What is expected :: The records below must be output exactly, without pictures.

Code that draws figures:
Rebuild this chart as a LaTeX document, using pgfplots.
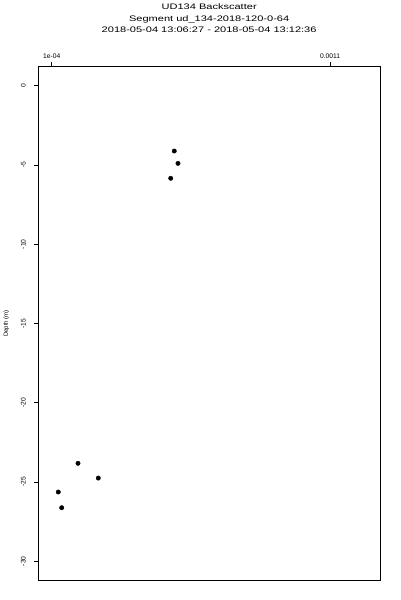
\documentclass[border=0pt]{standalone}
\usepackage{fontspec}
\setmainfont{Liberation Sans}
\newfontfamily\titlefont{Liberation Sans}[FakeStretch=1.38]
\usepackage{pgfplots}
\pgfplotsset{compat=1.18}
\begin{document}
\begin{tikzpicture}
\useasboundingbox (-38.3pt,-20pt) rectangle (361.7pt,580pt);
\begin{axis}[
  at={(0pt,0pt)}, anchor=south west,
  scale only axis,
  width=341.7pt, height=513.3pt,
  xmin=5.185e-5, xmax=1.27966e-3,
  ymin=-31.18, ymax=1.199,
  axis line style={line width=0.8pt},
  every tick/.style={line width=0.8pt, black},
  tick align=outside,
  major tick length=4.5pt,
  xtick pos=upper, xticklabel pos=upper,
  ytick pos=lower,
  xtick={1e-4,1.1e-3},
  xticklabels={1e-04,0.0011},
  scaled x ticks=false,
  ytick={-30,-25,-20,-15,-10,-5,0},
  yticklabels={-30,-25,-20,-15,-10,-5,0},
  ticklabel style={font=\fontsize{6.7}{8}\selectfont},
  yticklabel style={rotate=90, anchor=south},
  yticklabel shift=4.5pt,
  xticklabel style={anchor=south},
  ylabel={Depth (m)},
  ylabel style={font=\fontsize{6}{7}\selectfont, at={(axis description cs:-0.0937,0.5)}, anchor=center},
  title={UD134 Backscatter\\Segment ud\_134-2018-120-0-64\\2018-05-04 13:06:27 - 2018-05-04 13:12:36},
  title style={font=\titlefont\fontsize{8}{11.5}\selectfont, align=center, at={(axis description cs:0.5,1)}, anchor=center, yshift=42.5pt, inner sep=0pt},
]
\addplot[only marks, mark=*, mark size=2.2pt, black] coordinates {
(5.405e-4,-4.12)
(5.538e-4,-4.90)
(5.276e-4,-5.84)
(1.945e-4,-23.82)
(2.674e-4,-24.75)
(1.237e-4,-25.63)
(1.359e-4,-26.62)
};
\end{axis}
\end{tikzpicture}
\end{document}
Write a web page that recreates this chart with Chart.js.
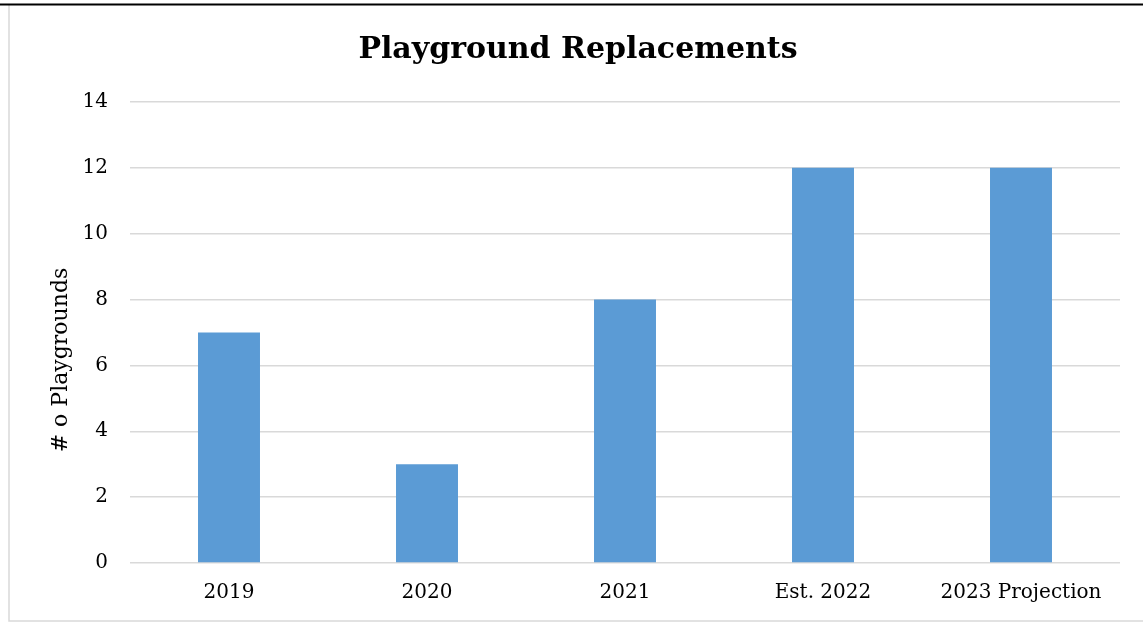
<!DOCTYPE html>
<html>
<head>
<meta charset="utf-8">
<script src="https://cdn.jsdelivr.net/npm/chart.js@4/dist/chart.umd.min.js"></script>
<style>
  html, body { margin: 0; padding: 0; background: #fff; }
  #wrap { position: relative; width: 1143px; height: 623px; }
  canvas { display: block; }
</style>
</head>
<body>
<div id="wrap"><canvas id="c" width="1143" height="623"></canvas></div>
<script>
const categories = ["2019", "2020", "2021", "Est. 2022", "2023 Projection"];
const playgrounds = [7, 3, 8, 12, 12];
const yTicks = [0, 2, 4, 6, 8, 10, 12, 14];
const chartTitle = "Playground Replacements";
const yAxisTitle = "# o Playgrounds";

const FONT = "'DejaVu Serif', serif";

const framePlugin = {
  id: 'frame',
  afterDraw(chart) {
    const ctx = chart.ctx;
    ctx.save();
    ctx.strokeStyle = '#d9d9d9';
    ctx.lineWidth = 1.5;
    ctx.beginPath();
    ctx.moveTo(9, 5);
    ctx.lineTo(9, 621);
    ctx.lineTo(1143, 621);
    ctx.stroke();
    ctx.strokeStyle = '#000';
    ctx.lineWidth = 2;
    ctx.beginPath();
    ctx.moveTo(0, 4.5);
    ctx.lineTo(1143, 4.5);
    ctx.stroke();
    // chart title
    ctx.fillStyle = '#000';
    ctx.textAlign = 'center';
    ctx.textBaseline = 'middle';
    ctx.font = "bold 30px " + FONT;
    ctx.fillText(chartTitle, 578, 50);
    // y axis title
    ctx.font = "22px " + FONT;
    ctx.translate(61, 360);
    ctx.rotate(-Math.PI / 2);
    ctx.fillText(yAxisTitle, 0, 0);
    ctx.restore();
  }
};

new Chart(document.getElementById('c'), {
  type: 'bar',
  data: {
    labels: categories,
    datasets: [{
      data: playgrounds,
      backgroundColor: '#5b9bd5',
      borderWidth: 0,
      categoryPercentage: 1.0,
      barPercentage: 0.313
    }]
  },
  options: {
    responsive: false,
    animation: false,
    devicePixelRatio: 1,
    layout: { padding: { left: 0, right: 23, top: 102, bottom: 0 } },
    plugins: {
      legend: { display: false },
      tooltip: { enabled: false },
      title: { display: false }
    },
    scales: {
      x: {
        grid: { display: false, drawTicks: false },
        border: { display: false },
        ticks: {
          color: '#000',
          font: { family: FONT, size: 20 },
          padding: 18,
          maxRotation: 0,
          autoSkip: false
        },
        afterFit(scale) { scale.height = 60; }
      },
      y: {
        min: 0,
        max: 14,
        afterBuildTicks(scale) { scale.ticks = yTicks.map(v => ({ value: v })); },
        grid: { color: '#d9d9d9', lineWidth: 1.5, drawTicks: false },
        border: { display: false },
        ticks: {
          color: '#000',
          font: { family: FONT, size: 20 },
          padding: 22
        },
        afterFit(scale) { scale.width = 130; }
      }
    }
  },
  plugins: [framePlugin]
});
</script>
</body>
</html>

Final result ::
Rebuild this chart as a LaTeX document, using pgfplots.
\documentclass[border=0pt]{standalone}
\usepackage{fontspec}
\setmainfont{Liberation Sans}
\newfontfamily\titlefont{Liberation Sans}[FakeStretch=1.38]
\usepackage{pgfplots}
\pgfplotsset{compat=1.18}
\begin{document}
\begin{tikzpicture}
\useasboundingbox (-38.3pt,-20pt) rectangle (361.7pt,580pt);
\begin{axis}[
  at={(0pt,0pt)}, anchor=south west,
  scale only axis,
  width=341.7pt, height=513.3pt,
  xmin=5.185e-5, xmax=1.27966e-3,
  ymin=-31.18, ymax=1.199,
  axis line style={line width=0.8pt},
  every tick/.style={line width=0.8pt, black},
  tick align=outside,
  major tick length=4.5pt,
  xtick pos=upper, xticklabel pos=upper,
  ytick pos=lower,
  xtick={1e-4,1.1e-3},
  xticklabels={1e-04,0.0011},
  scaled x ticks=false,
  ytick={-30,-25,-20,-15,-10,-5,0},
  yticklabels={-30,-25,-20,-15,-10,-5,0},
  ticklabel style={font=\fontsize{6.7}{8}\selectfont},
  yticklabel style={rotate=90, anchor=south},
  yticklabel shift=4.5pt,
  xticklabel style={anchor=south},
  ylabel={Depth (m)},
  ylabel style={font=\fontsize{6}{7}\selectfont, at={(axis description cs:-0.0937,0.5)}, anchor=center},
  title={UD134 Backscatter\\Segment ud\_134-2018-120-0-64\\2018-05-04 13:06:27 - 2018-05-04 13:12:36},
  title style={font=\titlefont\fontsize{8}{11.5}\selectfont, align=center, at={(axis description cs:0.5,1)}, anchor=center, yshift=42.5pt, inner sep=0pt},
]
\addplot[only marks, mark=*, mark size=2.2pt, black] coordinates {
(5.405e-4,-4.12)
(5.538e-4,-4.90)
(5.276e-4,-5.84)
(1.945e-4,-23.82)
(2.674e-4,-24.75)
(1.237e-4,-25.63)
(1.359e-4,-26.62)
};
\end{axis}
\end{tikzpicture}
\end{document}
Write a web page that recreates this chart with Chart.js.
<!DOCTYPE html>
<html>
<head>
<meta charset="utf-8">
<script src="https://cdn.jsdelivr.net/npm/chart.js@4/dist/chart.umd.min.js"></script>
<style>
  html, body { margin: 0; padding: 0; background: #fff; }
  #wrap { position: relative; width: 1143px; height: 623px; }
  canvas { display: block; }
</style>
</head>
<body>
<div id="wrap"><canvas id="c" width="1143" height="623"></canvas></div>
<script>
const categories = ["2019", "2020", "2021", "Est. 2022", "2023 Projection"];
const playgrounds = [7, 3, 8, 12, 12];
const yTicks = [0, 2, 4, 6, 8, 10, 12, 14];
const chartTitle = "Playground Replacements";
const yAxisTitle = "# o Playgrounds";

const FONT = "'DejaVu Serif', serif";

const framePlugin = {
  id: 'frame',
  afterDraw(chart) {
    const ctx = chart.ctx;
    ctx.save();
    ctx.strokeStyle = '#d9d9d9';
    ctx.lineWidth = 1.5;
    ctx.beginPath();
    ctx.moveTo(9, 5);
    ctx.lineTo(9, 621);
    ctx.lineTo(1143, 621);
    ctx.stroke();
    ctx.strokeStyle = '#000';
    ctx.lineWidth = 2;
    ctx.beginPath();
    ctx.moveTo(0, 4.5);
    ctx.lineTo(1143, 4.5);
    ctx.stroke();
    // chart title
    ctx.fillStyle = '#000';
    ctx.textAlign = 'center';
    ctx.textBaseline = 'middle';
    ctx.font = "bold 30px " + FONT;
    ctx.fillText(chartTitle, 578, 50);
    // y axis title
    ctx.font = "22px " + FONT;
    ctx.translate(61, 360);
    ctx.rotate(-Math.PI / 2);
    ctx.fillText(yAxisTitle, 0, 0);
    ctx.restore();
  }
};

new Chart(document.getElementById('c'), {
  type: 'bar',
  data: {
    labels: categories,
    datasets: [{
      data: playgrounds,
      backgroundColor: '#5b9bd5',
      borderWidth: 0,
      categoryPercentage: 1.0,
      barPercentage: 0.313
    }]
  },
  options: {
    responsive: false,
    animation: false,
    devicePixelRatio: 1,
    layout: { padding: { left: 0, right: 23, top: 102, bottom: 0 } },
    plugins: {
      legend: { display: false },
      tooltip: { enabled: false },
      title: { display: false }
    },
    scales: {
      x: {
        grid: { display: false, drawTicks: false },
        border: { display: false },
        ticks: {
          color: '#000',
          font: { family: FONT, size: 20 },
          padding: 18,
          maxRotation: 0,
          autoSkip: false
        },
        afterFit(scale) { scale.height = 60; }
      },
      y: {
        min: 0,
        max: 14,
        afterBuildTicks(scale) { scale.ticks = yTicks.map(v => ({ value: v })); },
        grid: { color: '#d9d9d9', lineWidth: 1.5, drawTicks: false },
        border: { display: false },
        ticks: {
          color: '#000',
          font: { family: FONT, size: 20 },
          padding: 22
        },
        afterFit(scale) { scale.width = 130; }
      }
    }
  },
  plugins: [framePlugin]
});
</script>
</body>
</html>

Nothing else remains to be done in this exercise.